Self-supervised New Activity Detection in Sensor-based Smart Environments
Hyunju Kim, Dongman Lee
TL;DR
CLAN addresses open-world novelty detection in sensor-based HAR by learning invariant, discriminative representations through a two-tower architecture that jointly analyzes time and frequency domains. It introduces Customized Strong Transformations (CST) to generate diverse, dataset-tailored negatives and applies multi-type contrastive learning with an auxiliary augmentation-type classifier, achieving strong AUROC gains (average around 9–15 percentage points above baselines) and robust performance across one-class and multi-class settings.
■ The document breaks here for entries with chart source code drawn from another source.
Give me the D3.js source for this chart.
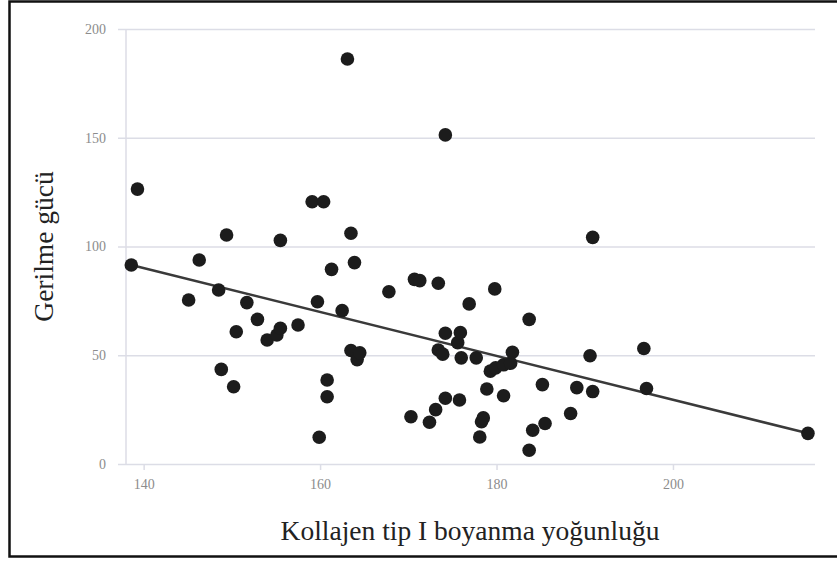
<!DOCTYPE html>
<html>
<head>
<meta charset="utf-8">
<script src="https://cdn.jsdelivr.net/npm/d3@7"></script>
<style>
  html, body { margin: 0; padding: 0; background: #fff; }
  svg { display: block; }
</style>
</head>
<body>
<svg id="chart" width="837" height="563"></svg>
<script>
// Collagen type I staining intensity (x) vs. tensile strength (y)
const xValues = [
  138.6, 139.3, 145.1, 146.3, 148.5, 148.8, 149.4, 150.2, 150.5, 151.7,
  152.9, 154.0, 155.1, 155.5, 155.5, 157.5, 159.1, 159.7, 159.9, 160.4,
  160.8, 160.8, 161.3, 162.5, 163.1, 163.5, 163.5, 163.9, 164.2, 164.5,
  167.8, 170.3, 170.7, 171.3, 172.4, 173.1, 173.4, 173.4, 173.9, 174.2,
  174.2, 174.2, 175.6, 175.8, 175.9, 176.0, 176.9, 177.7, 178.1, 178.3,
  178.5, 178.9, 179.3, 179.8, 179.9, 180.8, 180.8, 181.6, 181.8, 183.7,
  183.7, 184.1, 185.2, 185.5, 188.4, 189.1, 190.6, 190.9, 190.9, 196.7,
  197.0, 215.3
];
const yValues = [
  91.5, 126.4, 75.4, 93.8, 80.0, 43.5, 105.3, 35.5, 60.8, 74.2,
  66.5, 57.0, 59.3, 62.4, 102.8, 63.9, 120.6, 74.6, 12.3, 120.6,
  38.6, 30.9, 89.5, 70.5, 186.2, 106.1, 52.2, 92.6, 48.0, 51.1,
  79.2, 21.7, 84.9, 84.3, 19.2, 25.0, 83.1, 52.4, 50.5, 151.3,
  60.1, 30.2, 55.8, 29.4, 60.4, 48.8, 73.6, 48.8, 12.4, 19.4,
  21.2, 34.5, 42.7, 80.5, 44.2, 45.6, 31.4, 46.3, 51.4, 66.5,
  6.3, 15.5, 36.5, 18.6, 23.2, 35.1, 49.8, 104.2, 33.3, 53.1,
  34.7, 14.1
];
// Fitted trend line end points
const trendX = [138.6, 215.3];
const trendY = [91.5, 14.1];

const xTicks = [140, 160, 180, 200];
const yTicks = [0, 50, 100, 150, 200];
const xTitle = "Kollajen tip I boyanma yoğunluğu";
const yTitle = "Gerilme gücü";

const points = xValues.map((x, i) => ({ x, y: yValues[i] }));
const trend = trendX.map((x, i) => ({ x, y: trendY[i] }));

const svg = d3.select("#chart");
const plotLeft = 126, plotRight = 815, plotTop = 29, plotBottom = 464;

const x = d3.scaleLinear().domain([138, 216.1]).range([plotLeft, plotRight]);
const y = d3.scaleLinear().domain([0, 200]).range([plotBottom, plotTop]);

const gridColor = "#dcdde6";
const tickColor = "#8c8c8c";
const serif = "'Liberation Serif', 'Times New Roman', serif";

// Outer frame
svg.append("rect")
  .attr("x", 9.5).attr("y", 1.5)
  .attr("width", 900).attr("height", 555)
  .attr("fill", "none").attr("stroke", "#111").attr("stroke-width", 2.5);

// Horizontal grid lines with y axis labels
const yAxis = d3.axisLeft(y).tickValues(yTicks).tickSize(plotRight - plotLeft + 8).tickPadding(12);
const gy = svg.append("g")
  .attr("transform", `translate(${plotRight},0)`)
  .call(yAxis);
gy.select(".domain").remove();
gy.selectAll(".tick line").attr("stroke", gridColor).attr("stroke-width", 1.5);
gy.selectAll(".tick text")
  .attr("fill", tickColor)
  .style("font-family", serif)
  .style("font-size", "14px");

// Vertical axis line
svg.append("line")
  .attr("x1", plotLeft).attr("x2", plotLeft)
  .attr("y1", plotTop).attr("y2", plotBottom)
  .attr("stroke", gridColor).attr("stroke-width", 1.5);

// X axis ticks and labels
const xAxis = d3.axisBottom(x).tickValues(xTicks).tickSize(6).tickPadding(9);
const gx = svg.append("g")
  .attr("transform", `translate(0,${plotBottom})`)
  .call(xAxis);
gx.select(".domain").remove();
gx.selectAll(".tick line").attr("stroke", gridColor).attr("stroke-width", 1.5);
gx.selectAll(".tick text")
  .attr("fill", tickColor)
  .style("font-family", serif)
  .style("font-size", "14px");

// Trend line
const line = d3.line().x(d => x(d.x)).y(d => y(d.y));
svg.append("path")
  .datum(trend)
  .attr("d", line)
  .attr("fill", "none")
  .attr("stroke", "#3a3a3a")
  .attr("stroke-width", 2.5);

// Scatter points
svg.append("g")
  .selectAll("circle")
  .data(points)
  .join("circle")
  .attr("cx", d => x(d.x))
  .attr("cy", d => y(d.y))
  .attr("r", 6.8)
  .attr("fill", "#1c1c1c");

// Axis titles
svg.append("text")
  .attr("x", 470).attr("y", 540)
  .attr("text-anchor", "middle")
  .attr("fill", "#222")
  .style("font-family", serif)
  .style("font-size", "27.5px")
  .text(xTitle);

svg.append("text")
  .attr("transform", "translate(53,246.5) rotate(-90)")
  .attr("text-anchor", "middle")
  .attr("fill", "#222")
  .style("font-family", serif)
  .style("font-size", "27.5px")
  .text(yTitle);
</script>
</body>
</html>
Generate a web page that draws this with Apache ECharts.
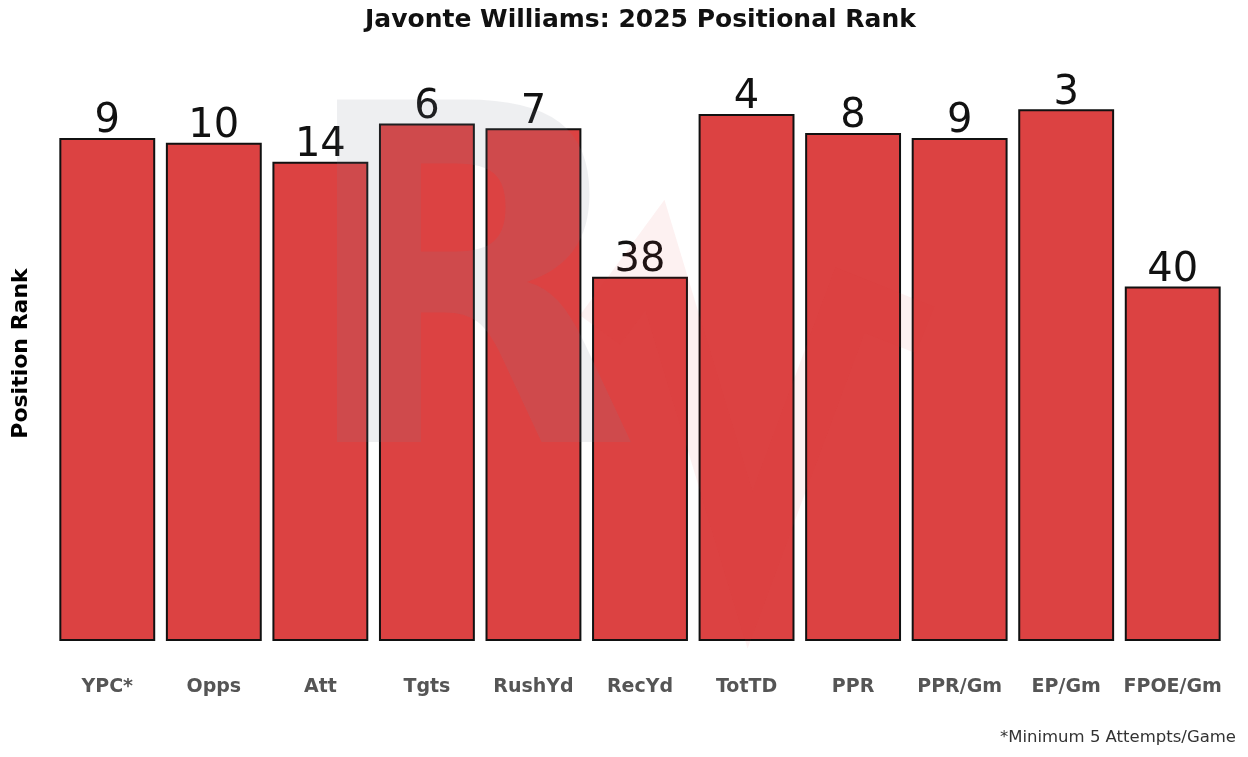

The method demonstrates improved separation between known and new activities and maintains efficiency in inference, suggesting practical applicability in real-world smart environments. The work also emphasizes the importance of dataset-specific augmentation strategies and multi-perspective representations for reliable novelty detection in heterogeneous HAR contexts.
Abstract
With the rapid advancement of ubiquitous computing technology, human activity analysis based on time series data from a diverse range of sensors enables the delivery of more intelligent services. Despite the importance of exploring new activities in real-world scenarios, existing human activity recognition studies generally rely on predefined known activities and often overlook detecting new patterns (novelties) that have not been previously observed during training. Novelty detection in human activities becomes even more challenging due to (1) diversity of patterns within the same known activity, (2) shared patterns between known and new activities, and (3) differences in sensor properties of each activity dataset. We introduce CLAN, a two-tower model that leverages Contrastive Learning with diverse data Augmentation for New activity detection in sensor-based environments. CLAN simultaneously and explicitly utilizes multiple types of strongly shifted data as negative samples in contrastive learning, effectively learning invariant representations that adapt to various pattern variations within the same activity. To enhance the ability to distinguish between known and new activities that share common features, CLAN incorporates both time and frequency domains, enabling the learning of multi-faceted discriminative representations. Additionally, we design an automatic selection mechanism of data augmentation methods tailored to each dataset's properties, generating appropriate positive and negative pairs for contrastive learning. Comprehensive experiments on real-world datasets show that CLAN achieves a 9.24% improvement in AUROC compared to the best-performing baseline model.